⟨

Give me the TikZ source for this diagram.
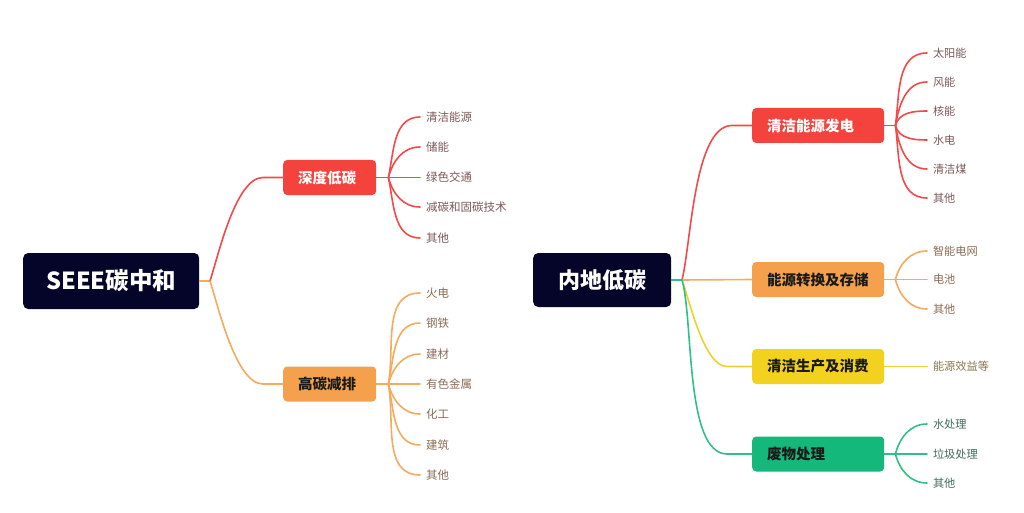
\documentclass[tikz,border=0pt]{standalone}
\usepackage{fontspec}
\setmainfont{Noto Sans CJK SC}
\usetikzlibrary{calc}
\definecolor{navy}{HTML}{05052A}
\definecolor{cR}{HTML}{F4433C}
\definecolor{cO}{HTML}{F5A04C}
\definecolor{cY}{HTML}{F2D11F}
\definecolor{cG}{HTML}{14B87B}
\definecolor{lR}{HTML}{F2494A}
\definecolor{lO}{HTML}{F5AA5C}
\definecolor{lY}{HTML}{EFCF2E}
\definecolor{lG}{HTML}{2FC08A}
\definecolor{tR}{HTML}{7B5858}
\definecolor{tO}{HTML}{8A6A55}
\definecolor{tY}{HTML}{857850}
\definecolor{tG}{HTML}{3F6A5A}
\definecolor{tK}{HTML}{1A1A1A}
\begin{document}
\begin{tikzpicture}[x=1pt,y=-1pt,
  rootbox/.style={fill=navy, text=white, rounded corners=5pt, anchor=west, inner sep=0pt,
    font=\bfseries\fontsize{23.5}{23.5}\selectfont, minimum height=56pt},
  topic/.style={rounded corners=4pt, anchor=west, inner xsep=15pt, inner ysep=0pt,
    minimum height=35pt, text width=#1, align=left, font=\bfseries\fontsize{14.5}{14.5}\selectfont},
  leaf/.style={anchor=west, inner sep=0pt, outer xsep=6pt, font=\fontsize{11.5}{11.5}\selectfont},
  con/.style={line width=1.6pt, draw=#1, line cap=round}
]
\useasboundingbox (0,0) rectangle (1024,513);

% ---------------- left tree ----------------
\node[rootbox, minimum width=176pt] (r1) at (23,281) {SEEE碳中和};
\node[topic=63pt, fill=cR, text=white] (t1) at (283,177.5) {深度低碳};
\node[topic=63pt, fill=cO, text=tK] (t2) at (283,384) {高碳减排};
\coordinate (bpL) at (210,281);
\draw[con=lO] (r1.east) -- (bpL);
\draw[con=lR] (bpL) to[out=72,in=180,looseness=0.6] ($(t1.west)+(-20,0)$) -- (t1.west);
\draw[con=lO] (bpL) to[out=-72,in=180,looseness=0.6] ($(t2.west)+(-20,0)$) -- (t2.west);

\coordinate (bpA) at ($(t1.east)+(12,0)$);
\draw[con=lR] (t1.east) -- (bpA);
\foreach \n/\y/\t/\o in {a1/117/清洁能源/78, a2/147/储能/75, a3/177.5/绿色交通/0, a4/207/减碳和固碳技术/-75, a5/238/其他/-78}{
  \node[leaf, text=tR] (\n) at (420,\y) {\t};
  \draw[con=lR] (bpA) to[out=\o,in=180] (\n.west);
}
\coordinate (bpB) at ($(t2.east)+(12,0)$);
\draw[con=lO] (t2.east) -- (bpB);
\foreach \n/\y/\t/\o in {b1/293/火电/80, b2/323/钢铁/78, b3/354/建材/75, b4/384/有色金属/0, b5/414/化工/-75, b6/445/建筑/-78, b7/475/其他/-80}{
  \node[leaf, text=tO] (\n) at (420,\y) {\t};
  \draw[con=lO] (bpB) to[out=\o,in=180] (\n.west);
}

% ---------------- right tree ----------------
\node[rootbox, minimum width=138pt, minimum height=54pt, font=\bfseries\fontsize{22}{22}\selectfont] (r2) at (533,280) {内地低碳};
\node[topic=102pt, fill=cR, text=white] (s1) at (752,125.5) {清洁能源发电};
\node[topic=102pt, fill=cO, text=tK] (s2) at (752,279.5) {能源转换及存储};
\node[topic=102pt, fill=cY, text=tK] (s3) at (752,366.5) {清洁生产及消费};
\node[topic=102pt, fill=cG, text=tK] (s4) at (752,454) {废物处理};
\coordinate (bpR) at (682,280);
\draw[con=lR] (bpR) to[out=76,in=180,looseness=0.6] ($(s1.west)+(-20,0)$) -- (s1.west);
\draw[con=lO] (bpR) -- (s2.west);
\draw[con=lY] (bpR) to[out=-70,in=180,looseness=0.6] ($(s3.west)+(-25,0)$) -- (s3.west);
\draw[con=lG] (bpR) to[out=-74,in=180,looseness=0.6] ($(s4.west)+(-25,0)$) -- (s4.west);
\draw[con=lG] (r2.east) -- (bpR);

\coordinate (bpC) at ($(s1.east)+(11,0)$);
\draw[con=lR] (s1.east) -- (bpC);
\foreach \n/\y/\t/\o in {c1/53/太阳能/82, c2/82/风能/80, c3/111/核能/75, c4/140/水电/-75, c5/169/清洁煤/-80, c6/198/其他/-82}{
  \node[leaf, text=tR, font=\fontsize{11.2}{11.2}\selectfont] (\n) at (927,\y) {\t};
  \draw[con=lR] (bpC) to[out=\o,in=180] (\n.west);
}
\coordinate (bpD) at ($(s2.east)+(11,0)$);
\draw[con=lO] (s2.east) -- (bpD);
\foreach \n/\y/\t/\o in {d1/251/智能电网/75, d2/279.5/电池/0, d3/309/其他/-75}{
  \node[leaf, text=tO, font=\fontsize{11.2}{11.2}\selectfont] (\n) at (927,\y) {\t};
  \draw[con=lO] (bpD) to[out=\o,in=180] (\n.west);
}
\node[leaf, text=tY, font=\fontsize{11.2}{11.2}\selectfont] (e1) at (927,366.5) {能源效益等};
\draw[con=lY] (s3.east) -- (e1.west);
\coordinate (bpF) at ($(s4.east)+(11,0)$);
\draw[con=lG] (s4.east) -- (bpF);
\foreach \n/\y/\t/\o in {f1/424/水处理/75, f2/454/垃圾处理/0, f3/483/其他/-75}{
  \node[leaf, text=tG, font=\fontsize{11.2}{11.2}\selectfont] (\n) at (927,\y) {\t};
  \draw[con=lG] (bpF) to[out=\o,in=180] (\n.west);
}
\end{tikzpicture}
\end{document}
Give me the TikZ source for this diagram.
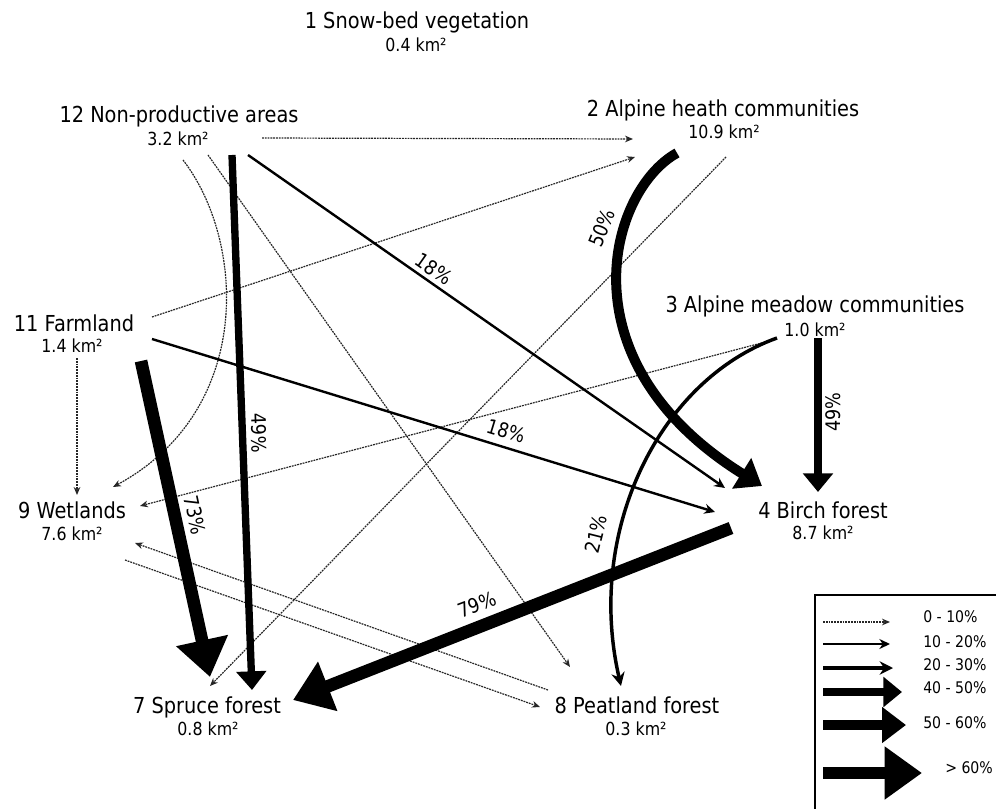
\documentclass[tikz,border=0pt]{standalone}
\usepackage{fontspec}
\setmainfont{DejaVu Sans}[FakeStretch=0.88]
\usetikzlibrary{arrows.meta}

\begin{document}
\begin{tikzpicture}[
    x=0.75pt, y=-0.75pt,
    every node/.style={inner sep=0pt},
    cls/.style={anchor=base, font=\fontsize{16.5}{18}\selectfont},
    area/.style={anchor=base, font=\fontsize{13.5}{15}\selectfont},
    pct/.style={font=\fontsize{15}{17}\selectfont},
    legtext/.style={anchor=west, font=\fontsize{12}{14}\selectfont},
    f0/.style={draw=black!85, line width=0.9pt, dash pattern=on 1.4pt off 0.7pt, -{Stealth[length=6pt, width=5pt]}},
    f10/.style={draw, line width=1.8pt, -{Stealth[length=8pt, width=7.5pt]}},
    f20/.style={draw, line width=2.6pt, -{Stealth[length=10pt, width=10pt]}},
    f40/.style={draw, line width=5.5pt, -{Triangle[length=14pt, width=22pt]}},
    f50/.style={draw, line width=7.5pt, -{Triangle[length=18pt, width=26pt]}},
    f60/.style={draw, line width=9.5pt, -{Triangle[length=28pt, width=38pt]}}
]
\useasboundingbox (0,0) rectangle (996,809);
\clip (0,0) rectangle (996,809);

\node[cls] (n1) at (417,29) {1 Snow-bed vegetation};
\node[area] (a1) at (416,52) {0.4 km²};
\node[cls] (n12) at (179,123) {12 Non-productive areas};
\node[area] (a12) at (178,146) {3.2 km²};
\node[cls] (n2) at (723,117) {2 Alpine heath communities};
\node[area] (a2) at (724,139) {10.9 km²};
\node[cls] (n3) at (815,313) {3 Alpine meadow communities};
\node[area] (a3) at (815,336) {1.0 km²};
\node[cls] (n11) at (74,332) {11 Farmland};
\node[area] (a11) at (72,353) {1.4 km²};
\node[cls] (n9) at (72,518) {9 Wetlands};
\node[area] (a9) at (72,540) {7.6 km²};
\node[cls] (n4) at (823,518) {4 Birch forest};
\node[area] (a4) at (823,539) {8.7 km²};
\node[cls] (n7) at (207,713) {7 Spruce forest};
\node[area] (a7) at (208,735) {0.8 km²};
\node[cls] (n8) at (637,713) {8 Peatland forest};
\node[area] (a8) at (636,735) {0.3 km²};

\coordinate (c12e) at (262,138);
\coordinate (c12s1) at (183,160);
\coordinate (c12s2) at (208,155);
\coordinate (c12s3) at (232,155);
\coordinate (c12s4) at (248,155);
\coordinate (c2w) at (633,139);
\coordinate (c2sw) at (635,157);
\coordinate (c2s1) at (677,153);
\coordinate (c2s2) at (726,157);
\coordinate (c3s1) at (777,338);
\coordinate (c3s2) at (818,338);
\coordinate (c3w) at (773,340);
\coordinate (c11ne) at (152,317);
\coordinate (c11e) at (152,339);
\coordinate (c11se) at (141,361);
\coordinate (c11s) at (77,358);
\coordinate (c9n) at (77,495);
\coordinate (c9ne) at (113,487);
\coordinate (c9e1) at (140,506);
\coordinate (c9e2) at (135,543);
\coordinate (c9se) at (125,560);
\coordinate (c4nw1) at (725,488);
\coordinate (c4nw2) at (762,486);
\coordinate (c4n) at (818,492);
\coordinate (c4w) at (715,512);
\coordinate (c4sw) at (731,528);
\coordinate (c7n1) at (210,677);
\coordinate (c7n2) at (210,686);
\coordinate (c7n3) at (252,690);
\coordinate (c7ne) at (293,700);
\coordinate (c8nw) at (570,667);
\coordinate (c8n) at (621,686);
\coordinate (c8w1) at (548,690);
\coordinate (c8w2) at (540,707);

\draw[f0] (c12e) -- (c2w);
\draw[f0] (c11ne) -- (c2sw);
\draw[f0] (c12s1) .. controls (245,240) and (255,410) .. (c9ne);
\draw[f0] (c12s2) -- (c8nw);
\draw[f0] (c2s2) -- (c7n2);
\draw[f0] (c3w) -- (c9e1);
\draw[f0] (c8w1) -- (c9e2);
\draw[f0] (c9se) -- (c8w2);
\draw[f0] (c11s) -- (c9n);

\draw[f10] (c12s4) -- (c4nw1);
\draw[f10] (c11e) -- (c4w);
\draw[f20] (c3s1) .. controls (660,380) and (585,530) .. (c8n);
\draw[f40] (c12s3) -- (c7n3);
\draw[f40] (c3s2) -- (c4n);
\draw[f50] (c2s1) .. controls (610,190) and (560,360) .. (c4nw2);
\draw[f60] (c11se) -- (c7n1);
\draw[f60] (c4sw) -- (c7ne);

\node[pct, rotate=-35] (p12to4) at (434,269) {18\%};
\node[pct, rotate=-17] (p11to4) at (506,431) {18\%};
\node[pct, rotate=-88] (p12to7) at (259,433) {49\%};
\node[pct, rotate=-78] (p11to7) at (195,515) {73\%};
\node[pct, rotate=21] (p4to7) at (477,605) {79\%};
\node[pct, rotate=68] (p2to4) at (602,228) {50\%};
\node[pct, rotate=90] (p3to4) at (833,412) {49\%};
\node[pct, rotate=76] (p3to8) at (596,534) {21\%};

\draw[line width=1.5pt] (815,595) rectangle (1005,820);
\coordinate (l1a) at (823,622); \coordinate (l1b) at (890,622);
\coordinate (l2a) at (823,644); \coordinate (l2b) at (890,644);
\coordinate (l3a) at (823,668); \coordinate (l3b) at (893,668);
\coordinate (l4a) at (823,692); \coordinate (l4b) at (902,692);
\coordinate (l5a) at (823,725); \coordinate (l5b) at (906,725);
\coordinate (l6a) at (823,773); \coordinate (l6b) at (922,773);
\draw[f0] (l1a) -- (l1b);
\draw[f10] (l2a) -- (l2b);
\draw[f20] (l3a) -- (l3b);
\draw[f40] (l4a) -- (l4b);
\draw[f50] (l5a) -- (l5b);
\draw[f60] (l6a) -- (l6b);
\node[legtext] (t1) at (923,617) {0 - 10\%};
\node[legtext] (t2) at (923,642) {10 - 20\%};
\node[legtext] (t3) at (923,665) {20 - 30\%};
\node[legtext] (t4) at (923,688) {40 - 50\%};
\node[legtext] (t5) at (923,723) {50 - 60\%};
\node[legtext] (t6) at (945,768) {> 60\%};
\end{tikzpicture}
\end{document}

⟩

§ What is asked:
Only the lines from the start of the records to the one containing "(0,0) rectangle (1024,513);" should be repeated, exactly and with both ends kept; drop any pictures.

§ The answer:
Give me the TikZ source for this diagram.
\documentclass[tikz,border=0pt]{standalone}
\usepackage{fontspec}
\setmainfont{Noto Sans CJK SC}
\usetikzlibrary{calc}
\definecolor{navy}{HTML}{05052A}
\definecolor{cR}{HTML}{F4433C}
\definecolor{cO}{HTML}{F5A04C}
\definecolor{cY}{HTML}{F2D11F}
\definecolor{cG}{HTML}{14B87B}
\definecolor{lR}{HTML}{F2494A}
\definecolor{lO}{HTML}{F5AA5C}
\definecolor{lY}{HTML}{EFCF2E}
\definecolor{lG}{HTML}{2FC08A}
\definecolor{tR}{HTML}{7B5858}
\definecolor{tO}{HTML}{8A6A55}
\definecolor{tY}{HTML}{857850}
\definecolor{tG}{HTML}{3F6A5A}
\definecolor{tK}{HTML}{1A1A1A}
\begin{document}
\begin{tikzpicture}[x=1pt,y=-1pt,
  rootbox/.style={fill=navy, text=white, rounded corners=5pt, anchor=west, inner sep=0pt,
    font=\bfseries\fontsize{23.5}{23.5}\selectfont, minimum height=56pt},
  topic/.style={rounded corners=4pt, anchor=west, inner xsep=15pt, inner ysep=0pt,
    minimum height=35pt, text width=#1, align=left, font=\bfseries\fontsize{14.5}{14.5}\selectfont},
  leaf/.style={anchor=west, inner sep=0pt, outer xsep=6pt, font=\fontsize{11.5}{11.5}\selectfont},
  con/.style={line width=1.6pt, draw=#1, line cap=round}
]
\useasboundingbox (0,0) rectangle (1024,513);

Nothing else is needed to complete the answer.